Reproduce the lines of the material exactly, excluding every image.

## Data segment
>>>

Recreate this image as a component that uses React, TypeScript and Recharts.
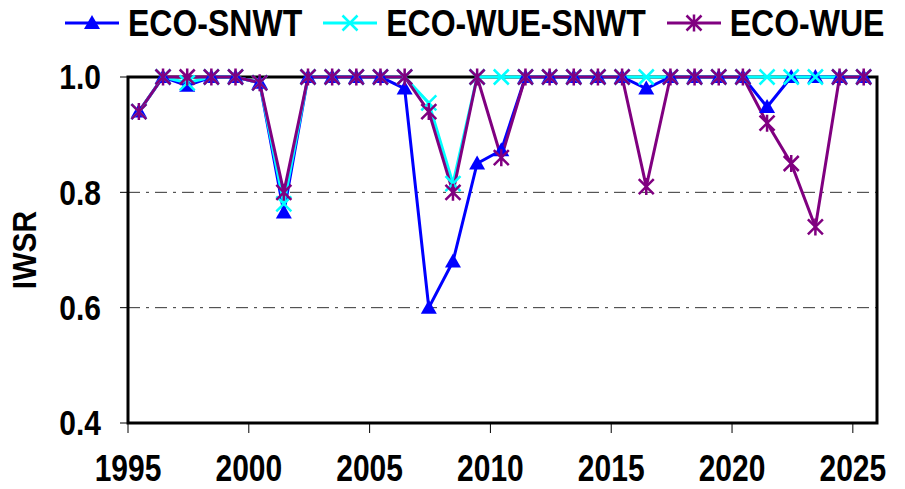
import { LineChart, Line, XAxis, YAxis, CartesianGrid, ReferenceArea, Label } from 'recharts'

const years = [
  1995, 1996, 1997, 1998, 1999, 2000, 2001, 2002, 2003, 2004, 2005,
  2006, 2007, 2008, 2009, 2010, 2011, 2012, 2013, 2014, 2015,
  2016, 2017, 2018, 2019, 2020, 2021, 2022, 2023, 2024, 2025
]

const ecoSnwt = [
  0.94, 1, 0.985, 1, 1, 0.99, 0.765, 1, 1, 1, 1,
  0.98, 0.6, 0.68, 0.85, 0.873, 1, 1, 1, 1, 1,
  0.98, 1, 1, 1, 1, 0.948, 1, 1, 1, 1
]

const ecoWueSnwt = [
  0.94, 1, 0.99, 1, 1, 0.99, 0.78, 1, 1, 1, 1,
  1, 0.955, 0.815, 1, 1, 1, 1, 1, 1, 1,
  1, 1, 1, 1, 1, 1, 1, 1, 1, 1
]

const ecoWue = [
  0.94, 1, 1, 1, 1, 0.99, 0.8, 1, 1, 1, 1,
  1, 0.94, 0.8, 1, 0.86, 1, 1, 1, 1, 1,
  0.81, 1, 1, 1, 1, 0.92, 0.85, 0.74, 1, 1
]

const xTicks = [1995, 2000, 2005, 2010, 2015, 2020, 2025]
const yTicks = [0.4, 0.6, 0.8, 1.0]

// values are yearly, plotted at mid-year
const data = years.map((y, i) => ({
  x: y + 0.45,
  snwt: ecoSnwt[i],
  wueSnwt: ecoWueSnwt[i],
  wue: ecoWue[i]
}))

const BLUE = '#0000ff'
const CYAN = '#00ffff'
const PURPLE = '#800080'
const FONT = '"Liberation Sans", Arial, sans-serif'

function triangle(cx: number, cy: number, key?: string | number) {
  return <path key={key} d={`M${cx},${cy - 8} L${cx + 8},${cy + 6} L${cx - 8},${cy + 6} Z`} fill={BLUE} />
}

function cross(cx: number, cy: number, color: string, key?: string | number) {
  const s = 7.5
  return (
    <path
      key={key}
      d={`M${cx - s},${cy - s} L${cx + s},${cy + s} M${cx + s},${cy - s} L${cx - s},${cy + s}`}
      stroke={color}
      strokeWidth={2.5}
      fill="none"
    />
  )
}

function star(cx: number, cy: number, key?: string | number) {
  const s = 7.5
  return (
    <path
      key={key}
      d={`M${cx - s},${cy - s} L${cx + s},${cy + s} M${cx + s},${cy - s} L${cx - s},${cy + s} M${cx},${cy - s - 1} L${cx},${cy + s + 1}`}
      stroke={PURPLE}
      strokeWidth={2.5}
      fill="none"
    />
  )
}

const legendItems = [
  { name: 'ECO-SNWT', color: BLUE, mark: (cx: number, cy: number) => triangle(cx, cy) },
  { name: 'ECO-WUE-SNWT', color: CYAN, mark: (cx: number, cy: number) => cross(cx, cy, CYAN) },
  { name: 'ECO-WUE', color: PURPLE, mark: (cx: number, cy: number) => star(cx, cy) }
]

function ChartLegend() {
  return (
    <div
      style={{
        position: 'absolute',
        top: 5,
        left: 65,
        display: 'flex',
        gap: 21,
        fontFamily: FONT,
        fontWeight: 'bold',
        fontSize: 32,
        lineHeight: '36px'
      }}
    >
      {legendItems.map((it) => (
        <div key={it.name} style={{ display: 'flex', alignItems: 'center', gap: 9 }}>
          <svg width={54} height={30}>
            <line x1={0} y1={15} x2={54} y2={15} stroke={it.color} strokeWidth={3} />
            {it.mark(27, 15)}
          </svg>
          <span style={{ display: 'inline-block', transform: 'scaleY(1.15)' }}>{it.name}</span>
        </div>
      ))}
    </div>
  )
}

function XTick(props: any) {
  const { x, y, payload } = props
  return (
    <text
      transform={`translate(${x},${y}) scale(1,1.2)`}
      textAnchor="middle"
      dy="0.71em"
      fill="#000"
      fontFamily={FONT}
      fontWeight="bold"
      fontSize={30}
    >
      {payload.value}
    </text>
  )
}

function YTick(props: any) {
  const { x, y, payload } = props
  return (
    <text
      transform={`translate(${x},${y}) scale(1,1.15)`}
      textAnchor="end"
      dy="0.355em"
      fill="#000"
      fontFamily={FONT}
      fontWeight="bold"
      fontSize={30}
    >
      {Number(payload.value).toFixed(1)}
    </text>
  )
}

export default function App() {
  return (
    <div style={{ position: 'absolute', left: 0, top: 0, width: 905, height: 489, background: '#fff' }}>
      <ChartLegend />
      <LineChart width={905} height={489} data={data} margin={{ top: 77, right: 28, bottom: 0, left: 0 }}>
        <CartesianGrid horizontal vertical={false} stroke="#333" strokeDasharray="12 6 3 6" />
        <XAxis
          dataKey="x"
          type="number"
          domain={[1995, 2026]}
          ticks={xTicks}
          height={66}
          axisLine={false}
          tickLine={{ stroke: '#000', strokeWidth: 1 }}
          tickSize={10}
          tickMargin={22}
          tick={<XTick />}
          interval={0}
        />
        <YAxis
          type="number"
          domain={[0.4, 1.0]}
          ticks={yTicks}
          width={128}
          axisLine={false}
          tickLine={{ stroke: '#000', strokeWidth: 1 }}
          tickSize={8}
          tickMargin={19}
          tick={<YTick />}
          interval={0}
        >
          <Label
            content={() => (
              <text
                transform="translate(24,250) rotate(-90) scale(1,1.1)"
                textAnchor="middle"
                dy="0.355em"
                fontFamily={FONT}
                fontWeight="bold"
                fontSize={30}
                fill="#000"
              >
                IWSR
              </text>
            )}
          />
        </YAxis>
        <ReferenceArea x1={1995} x2={2026} y1={0.4} y2={1.0} fill="none" stroke="#000" strokeWidth={3} />
        <Line
          dataKey="snwt"
          stroke={BLUE}
          strokeWidth={3}
          dot={(p: any) => triangle(p.cx, p.cy, p.index)}
          activeDot={false}
          isAnimationActive={false}
        />
        <Line
          dataKey="wueSnwt"
          stroke={CYAN}
          strokeWidth={3}
          dot={(p: any) => cross(p.cx, p.cy, CYAN, p.index)}
          activeDot={false}
          isAnimationActive={false}
        />
        <Line
          dataKey="wue"
          stroke={PURPLE}
          strokeWidth={3}
          dot={(p: any) => star(p.cx, p.cy, p.index)}
          activeDot={false}
          isAnimationActive={false}
        />
      </LineChart>
    </div>
  )
}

<<<

## Task result
Recreate this image as a component that uses React, TypeScript and Recharts.
import { LineChart, Line, XAxis, YAxis, CartesianGrid, ReferenceArea, Label } from 'recharts'

const years = [
  1995, 1996, 1997, 1998, 1999, 2000, 2001, 2002, 2003, 2004, 2005,
  2006, 2007, 2008, 2009, 2010, 2011, 2012, 2013, 2014, 2015,
  2016, 2017, 2018, 2019, 2020, 2021, 2022, 2023, 2024, 2025
]

const ecoSnwt = [
  0.94, 1, 0.985, 1, 1, 0.99, 0.765, 1, 1, 1, 1,
  0.98, 0.6, 0.68, 0.85, 0.873, 1, 1, 1, 1, 1,
  0.98, 1, 1, 1, 1, 0.948, 1, 1, 1, 1
]

const ecoWueSnwt = [
  0.94, 1, 0.99, 1, 1, 0.99, 0.78, 1, 1, 1, 1,
  1, 0.955, 0.815, 1, 1, 1, 1, 1, 1, 1,
  1, 1, 1, 1, 1, 1, 1, 1, 1, 1
]

const ecoWue = [
  0.94, 1, 1, 1, 1, 0.99, 0.8, 1, 1, 1, 1,
  1, 0.94, 0.8, 1, 0.86, 1, 1, 1, 1, 1,
  0.81, 1, 1, 1, 1, 0.92, 0.85, 0.74, 1, 1
]

const xTicks = [1995, 2000, 2005, 2010, 2015, 2020, 2025]
const yTicks = [0.4, 0.6, 0.8, 1.0]

// values are yearly, plotted at mid-year
const data = years.map((y, i) => ({
  x: y + 0.45,
  snwt: ecoSnwt[i],
  wueSnwt: ecoWueSnwt[i],
  wue: ecoWue[i]
}))

const BLUE = '#0000ff'
const CYAN = '#00ffff'
const PURPLE = '#800080'
const FONT = '"Liberation Sans", Arial, sans-serif'

function triangle(cx: number, cy: number, key?: string | number) {
  return <path key={key} d={`M${cx},${cy - 8} L${cx + 8},${cy + 6} L${cx - 8},${cy + 6} Z`} fill={BLUE} />
}

function cross(cx: number, cy: number, color: string, key?: string | number) {
  const s = 7.5
  return (
    <path
      key={key}
      d={`M${cx - s},${cy - s} L${cx + s},${cy + s} M${cx + s},${cy - s} L${cx - s},${cy + s}`}
      stroke={color}
      strokeWidth={2.5}
      fill="none"
    />
  )
}

function star(cx: number, cy: number, key?: string | number) {
  const s = 7.5
  return (
    <path
      key={key}
      d={`M${cx - s},${cy - s} L${cx + s},${cy + s} M${cx + s},${cy - s} L${cx - s},${cy + s} M${cx},${cy - s - 1} L${cx},${cy + s + 1}`}
      stroke={PURPLE}
      strokeWidth={2.5}
      fill="none"
    />
  )
}

const legendItems = [
  { name: 'ECO-SNWT', color: BLUE, mark: (cx: number, cy: number) => triangle(cx, cy) },
  { name: 'ECO-WUE-SNWT', color: CYAN, mark: (cx: number, cy: number) => cross(cx, cy, CYAN) },
  { name: 'ECO-WUE', color: PURPLE, mark: (cx: number, cy: number) => star(cx, cy) }
]

function ChartLegend() {
  return (
    <div
      style={{
        position: 'absolute',
        top: 5,
        left: 65,
        display: 'flex',
        gap: 21,
        fontFamily: FONT,
        fontWeight: 'bold',
        fontSize: 32,
        lineHeight: '36px'
      }}
    >
      {legendItems.map((it) => (
        <div key={it.name} style={{ display: 'flex', alignItems: 'center', gap: 9 }}>
          <svg width={54} height={30}>
            <line x1={0} y1={15} x2={54} y2={15} stroke={it.color} strokeWidth={3} />
            {it.mark(27, 15)}
          </svg>
          <span style={{ display: 'inline-block', transform: 'scaleY(1.15)' }}>{it.name}</span>
        </div>
      ))}
    </div>
  )
}

function XTick(props: any) {
  const { x, y, payload } = props
  return (
    <text
      transform={`translate(${x},${y}) scale(1,1.2)`}
      textAnchor="middle"
      dy="0.71em"
      fill="#000"
      fontFamily={FONT}
      fontWeight="bold"
      fontSize={30}
    >
      {payload.value}
    </text>
  )
}

function YTick(props: any) {
  const { x, y, payload } = props
  return (
    <text
      transform={`translate(${x},${y}) scale(1,1.15)`}
      textAnchor="end"
      dy="0.355em"
      fill="#000"
      fontFamily={FONT}
      fontWeight="bold"
      fontSize={30}
    >
      {Number(payload.value).toFixed(1)}
    </text>
  )
}

export default function App() {
  return (
    <div style={{ position: 'absolute', left: 0, top: 0, width: 905, height: 489, background: '#fff' }}>
      <ChartLegend />
      <LineChart width={905} height={489} data={data} margin={{ top: 77, right: 28, bottom: 0, left: 0 }}>
        <CartesianGrid horizontal vertical={false} stroke="#333" strokeDasharray="12 6 3 6" />
        <XAxis
          dataKey="x"
          type="number"
          domain={[1995, 2026]}
          ticks={xTicks}
          height={66}
          axisLine={false}
          tickLine={{ stroke: '#000', strokeWidth: 1 }}
          tickSize={10}
          tickMargin={22}
          tick={<XTick />}
          interval={0}
        />
        <YAxis
          type="number"
          domain={[0.4, 1.0]}
          ticks={yTicks}
          width={128}
          axisLine={false}
          tickLine={{ stroke: '#000', strokeWidth: 1 }}
          tickSize={8}
          tickMargin={19}
          tick={<YTick />}
          interval={0}
        >
          <Label
            content={() => (
              <text
                transform="translate(24,250) rotate(-90) scale(1,1.1)"
                textAnchor="middle"
                dy="0.355em"
                fontFamily={FONT}
                fontWeight="bold"
                fontSize={30}
                fill="#000"
              >
                IWSR
              </text>
            )}
          />
        </YAxis>
        <ReferenceArea x1={1995} x2={2026} y1={0.4} y2={1.0} fill="none" stroke="#000" strokeWidth={3} />
        <Line
          dataKey="snwt"
          stroke={BLUE}
          strokeWidth={3}
          dot={(p: any) => triangle(p.cx, p.cy, p.index)}
          activeDot={false}
          isAnimationActive={false}
        />
        <Line
          dataKey="wueSnwt"
          stroke={CYAN}
          strokeWidth={3}
          dot={(p: any) => cross(p.cx, p.cy, CYAN, p.index)}
          activeDot={false}
          isAnimationActive={false}
        />
        <Line
          dataKey="wue"
          stroke={PURPLE}
          strokeWidth={3}
          dot={(p: any) => star(p.cx, p.cy, p.index)}
          activeDot={false}
          isAnimationActive={false}
        />
      </LineChart>
    </div>
  )
}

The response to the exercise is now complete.